Most of those that visit my blog are working towards a specific end goal, I know I am. That goal for the majority of us is financial independence. Financial independence can mean different things to different people. To me financial independence is the ability to have enough passive income coming in to cover your monthly expenses. This opens up your options which is what we all want. To not be a slave to the office because we have to.
Passive income can come from a variety of places such as rental real estate, interest on cash, you can set up target websites to profit from web traffic/advertising, write and sell an e-book, P2P lending, my personal favorite dividend growth investing, and many other possibilities. There's plenty of other passive income opportunities with a varying degree of passivity. Most passive income sources require a large amount of initial work and then you get to reap the rewards over time. The reason that dividend growth investing resonates with me is that it provides a reliable source of income that will grow over time. Some passive income sources, e-books for one, don't provide the important factor of growth. They usually have an initially high income that tails off, but that's not the case with dividend growth investing. If you select your companies properly they will continue to grow over the long term and you can reasonably expect your dividend checks to grow year in and year out like clockwork.
Anyways, back to the topic at hand. After you've decided which one(s) you'll use and put in the hard work to spend less than you earn and invest the difference, eventually you'll reach that magical crossover point. That's the point that your passive income is now higher than your expenses. Congrats! You're financially independent.

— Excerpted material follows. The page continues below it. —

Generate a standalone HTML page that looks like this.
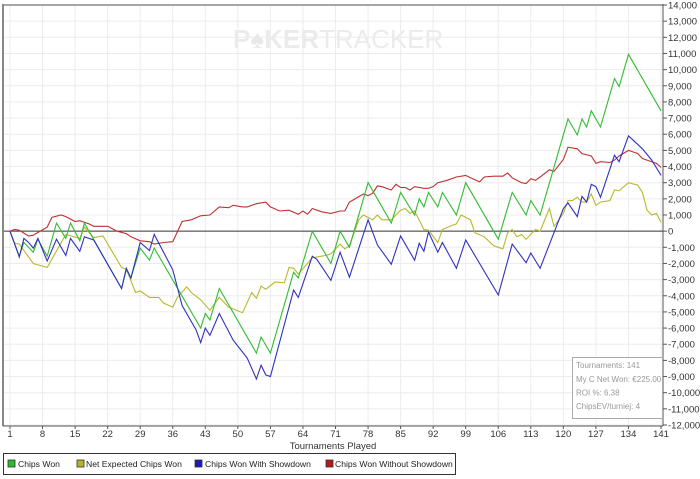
<!DOCTYPE html>
<html><head><meta charset="utf-8"><style>
html,body{margin:0;padding:0;background:#fff;}
svg{display:block;font-family:"Liberation Sans",sans-serif;}
</style></head><body>
<svg id="chart" width="700" height="479" xmlns="http://www.w3.org/2000/svg">
<text x="233" y="48" font-size="26" font-weight="bold" fill="#ebebeb">P<tspan fill="#e8e8e8">♠</tspan>KER<tspan font-weight="normal">TRACKER</tspan></text>
<g id="grid"></g>
<g id="series"></g>
<g id="axes"></g>
<text x="333" y="449" font-size="9.5" fill="#333" text-anchor="middle">Tournaments Played</text>
<g>
<rect x="3.5" y="453.5" width="452" height="21" fill="#fff" stroke="#333"/>
<rect x="8" y="460" width="7" height="7" fill="#2db82d" stroke="#333" stroke-width="0.8"/>
<text x="18" y="467" font-size="8.6" fill="#222">Chips Won</text>
<rect x="77" y="460" width="7" height="7" fill="#b3b32d" stroke="#333" stroke-width="0.8"/>
<text x="86" y="467" font-size="8.6" fill="#222">Net Expected Chips Won</text>
<rect x="195" y="460" width="7" height="7" fill="#1a1ab3" stroke="#333" stroke-width="0.8"/>
<text x="205" y="467" font-size="8.6" fill="#222">Chips Won With Showdown</text>
<rect x="326" y="460" width="7" height="7" fill="#b31a1a" stroke="#333" stroke-width="0.8"/>
<text x="335" y="467" font-size="8.6" fill="#222">Chips Won Without Showdown</text>
</g>
<g>
<rect x="572.5" y="357.5" width="90" height="61" fill="#fff" stroke="#aaa"/>
<text x="576" y="368" font-size="8" fill="#999">Tournaments: 141</text>
<text x="576" y="382" font-size="8" fill="#999">My C Net Won: €225.00</text>
<text x="576" y="395.5" font-size="8" fill="#999">ROI %: 6.38</text>
<text x="576" y="409" font-size="8" fill="#999">ChipsEV/turniej: 4</text>
</g>
</svg>
<script>
const xTicks=[1,8,15,22,29,36,43,50,57,64,71,78,85,92,99,106,113,120,127,134,141];
const yTicks=[14000,13000,12000,11000,10000,9000,8000,7000,6000,5000,4000,3000,2000,1000,0,-1000,-2000,-3000,-4000,-5000,-6000,-7000,-8000,-9000,-10000,-11000,-12000];
const greenN=[1,3,4,6,7,9,11,13,14,16,17,25,26,27,29,31,32,42,43,44,46,54,55,57,62,63,66,70,72,74,78,83,85,88,89,90,91,93,94,97,99,106,109,112,113,115,121,123,124,125,126,128,131,132,134,141];
const greenV=[0,-1550,-700,-1300,-500,-1550,500,-450,500,-600,500,-3550,-2400,-2900,-1050,-1800,-1050,-6000,-5100,-5500,-3550,-7550,-6550,-7550,-2550,-2900,0,-2000,0,-1000,3000,500,2400,1000,2000,1500,2400,1500,2400,1000,3000,-500,2400,1000,1900,1000,6950,5950,6950,6450,7450,6450,9450,8950,10950,7450];
const blueN=[1,3,4,5,6,7,9,11,13,14,16,17,19,25,26,27,29,31,32,36,38,41,42,43,44,46,49,52,54,55,56,57,62,63,66,67,70,72,74,78,80,83,85,88,89,90,91,93,94,97,99,106,109,112,113,115,120,121,123,124,125,126,127,128,131,132,134,137,139,141];
const blueV=[0,-1600,-450,-700,-1050,-450,-1850,-500,-1500,-450,-1250,-350,-550,-3550,-2300,-2900,-700,-1200,-200,-2400,-4600,-6100,-6900,-6000,-6450,-5100,-6750,-7850,-9150,-8300,-8900,-9000,-3650,-4100,-1550,-1750,-3050,-1300,-2850,700,-850,-2050,-300,-1800,-750,-1250,-50,-1300,-700,-2300,-550,-3950,-800,-1950,-1350,-2300,1400,1750,900,2150,1800,2900,2750,2100,4700,4300,5900,5100,4400,3450];
const yellowN=[1,2,3,6,9,13,16,17,19,21,25,26,28,29,31,33,34,36,37,39,40,42,44,46,48,51,53,54,55,56,58,60,61,62,63,66,69,70,72,73,74,76,77,79,80,81,83,85,86,87,88,90,91,93,94,96,97,98,100,101,103,105,106,107,108,109,110,111,112,114,115,117,118,120,121,122,123,124,125,126,127,128,130,131,132,134,136,137,138,139,140,141];
const yellowV=[0,-750,-800,-2000,-2250,-200,-450,250,-400,-300,-2250,-2350,-3800,-3700,-4100,-4100,-4450,-4700,-4100,-3450,-3800,-4250,-4900,-4100,-4700,-5050,-3800,-4150,-3400,-3600,-3150,-3200,-2250,-2300,-2650,-1650,-1500,-1400,-800,-1100,-900,700,1000,700,1000,700,700,1300,1400,1100,1250,100,50,-700,100,350,450,1000,700,-100,-350,-900,-1000,-1100,-100,100,-350,-200,-500,100,0,1400,300,1100,1900,1900,2100,1800,1800,2300,1600,1800,1900,2550,2500,3000,2850,2400,1300,1000,1100,550];
const redN=[1,2,3,5,6,9,10,12,13,15,16,18,19,22,24,26,27,29,31,32,34,36,38,40,42,44,46,48,49,51,52,54,56,57,59,61,63,64,65,66,68,70,72,73,74,77,78,79,80,81,83,84,85,86,87,88,90,91,92,93,95,97,99,100,102,103,105,107,108,109,111,112,113,114,115,117,118,120,121,123,124,126,127,128,130,131,132,134,136,137,138,140,141];
const redV=[0,100,50,-300,-250,250,850,1000,900,600,650,450,300,300,0,-150,-350,-600,-650,-800,-700,-650,600,700,950,1000,1500,1450,1600,1500,1500,1700,1800,1500,1250,1300,1050,1250,1050,1400,1200,1100,1250,1250,1800,2300,2200,2350,2800,2750,2550,2900,2700,2700,2550,2750,2650,2650,2750,3000,3150,3350,3450,3300,3050,3350,3400,3400,3600,3300,3000,2950,3250,3150,3350,3800,3700,4450,5200,5100,4800,4650,4200,4300,4250,4400,4650,5000,4800,4500,4400,4200,3950];

const NS="http://www.w3.org/2000/svg";
const X0=10,X1=661,Y0=5,Y1=425,VMAX=14000,VMIN=-12000;
function xs(n){return X0+(n-1)*(X1-X0)/140;}
function ys(v){return Y0+(VMAX-v)*(Y1-Y0)/(VMAX-VMIN);}
function mk(tag,attrs,parent){const e=document.createElementNS(NS,tag);for(const k in attrs)e.setAttribute(k,attrs[k]);parent.appendChild(e);return e;}
const grid=document.getElementById('grid'),axes=document.getElementById('axes'),ser=document.getElementById('series');
xTicks.forEach(t=>{
  const l=mk('line',{x1:xs(t),x2:xs(t),y1:Y0,y2:426,stroke:'#ececec'},grid);
  
  
  const tk=mk('line',{x1:xs(t),x2:xs(t),y1:426,y2:429,stroke:'#555'},axes);
  
  
  const tx=mk('text',{x:xs(t),y:437,'font-size':9.5,fill:'#333','text-anchor':'middle'},axes);
  tx.textContent=t;
  
  
});
yTicks.forEach(t=>{
  const l=mk('line',{x1:3,x2:663,y1:ys(t),y2:ys(t),stroke:t===0?'#333':'#ececec'},grid);
  
  
  const tk=mk('line',{x1:663,x2:667,y1:ys(t),y2:ys(t),stroke:'#555'},axes);
  
  
  const tx=mk('text',{x:668,y:ys(t)+3.5,'font-size':9.5,fill:'#333'},axes);
  tx.textContent=t.toLocaleString('en-US');
  
  
});
const f1=mk('line',{x1:3,x2:663,y1:5,y2:5,stroke:'#888','stroke-width':1.5},axes);


const f2=mk('line',{x1:3,x2:3,y1:4,y2:426,stroke:'#888','stroke-width':2},axes);


const f3=mk('line',{x1:663,x2:663,y1:4,y2:426,stroke:'#555'},axes);


const f4=mk('line',{x1:3,x2:663,y1:426,y2:426,stroke:'#555'},axes);


function line(N,V,color,name){
  const d=N.map((n,i)=>(i?'L':'M')+xs(n).toFixed(1)+' '+ys(V[i]).toFixed(1)).join(' ');
  const p=mk('path',{d:d,fill:'none',stroke:color,'stroke-width':1.1},ser);
  
  
}
line(redN,redV,'#c03030','line-chips-won-without-showdown');
line(yellowN,yellowV,'#b8b830','line-net-expected-chips-won');
line(greenN,greenV,'#33bb33','line-chips-won');
line(blueN,blueV,'#3030c0','line-chips-won-with-showdown');
</script>
</body></html>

Of course now you have options. You can flat out retire if you choose to do so. Or you can continue to work at your current job or even decide to change career paths, possibly to something that is more rewarding to you emotionally even if the financial rewards aren't there. You can go bum around on the beach 24/7 if that's what you want to do. You can finally devote time to those hobbies you never got around to learning. Spend a lot more time with family and friends. As you can see the opportunities are essentially limited to your imagination.
I have two options as far as I'm concerned.. Option 1 has me working until I reach full financial independence, with plenty of margin of safety of course, and then retiring early. At that point I'll continue to blog/write to earn a bit of extra income but replace a lot of my days with time with family and hobbies. There's so many things that I want to learn and explore but unfortunately I just don't have time for right now. Things like woodworking, digital photography, wilderness survival skills, a road trip around the United States, and the list could go on and on.
Option 2 is a bit different route but leads to the same result. My other option would be to work until I've partially reached financial independence and then take a lower paying job that allows us to just continually reinvest the dividends we receive and save a little extra. Obviously this route would take longer to reach financial independence but it would allow me to slow down the pace of life earlier. I currently work a job where I'm constantly on the go and it requires me to be out of town, and away from family, for a couple weeks at a time. I really enjoy the job but the schedule, or lack thereof, is what's the hardest part. By switching careers and taking a lower paying job I could reclaim more of my time earlier but it would take a bit longer to become truly financially independent.
Based on my crossover point spreadsheet I'd still need to work another 9 years to reach my crossover point or 10 years to factor in a 15% margin of safety. Although this calculator doesn't factor in being able to tap into my retirement accounts at all which there are ways to do that before your typical retirement age, but I'm not sure what kind of monthly cash flow I could expect to receive from those. The calculator also doesn't factor in that I could most likely increase my income from my blog and writing on Seeking Alpha. In 2014 I earned almost $1,400 and I know with more time dedicated to both of these I could ramp up my focus on both of these potential sources of income that could help make up some of the gap. If in the meantime I could bump those numbers up to at least $2,500 this year I'd be more confident in my ability to generate income online and potentially hit a modified FI. My wife also has no intentions of quitting her job forever barring the health and needs of our son. With her continuing to work we would be much more secure financially.
Option 1 would be the quickest route to true financial independence. One bonus with Option 1 is that it would allow us to pay off our mortgage which decreases the amount of monthly passive income we need by $900. However, Option 2 would allow me to enjoy some of my post financial independence plans while still working away to finish up the last few years. Obviously there's a lot of factors going into that decision and it's not one that I have a realistic option to make at this time if I still want to retire by 40. There's still a long way for us to go until we can be within earshot of calling ourselves financially independent so if my goal of reaching it by 40 is still feasible, which I believe it is, then I have to keep to my current grindstone. As I've gotten older and worked closer to my freedom and grown my family, I've started to lean more and more towards Option 2. Time with my family and freedom to do what I want whenever I want without having to be ready to work at the drop of a hat has become more and more important to me. It's funny how a small child can do that.
So I have some questions for all of you.
1. When do you project you will reach your crossover point?
2. What's your plan when you reach financial independence?
3. Which option do you think I should go for?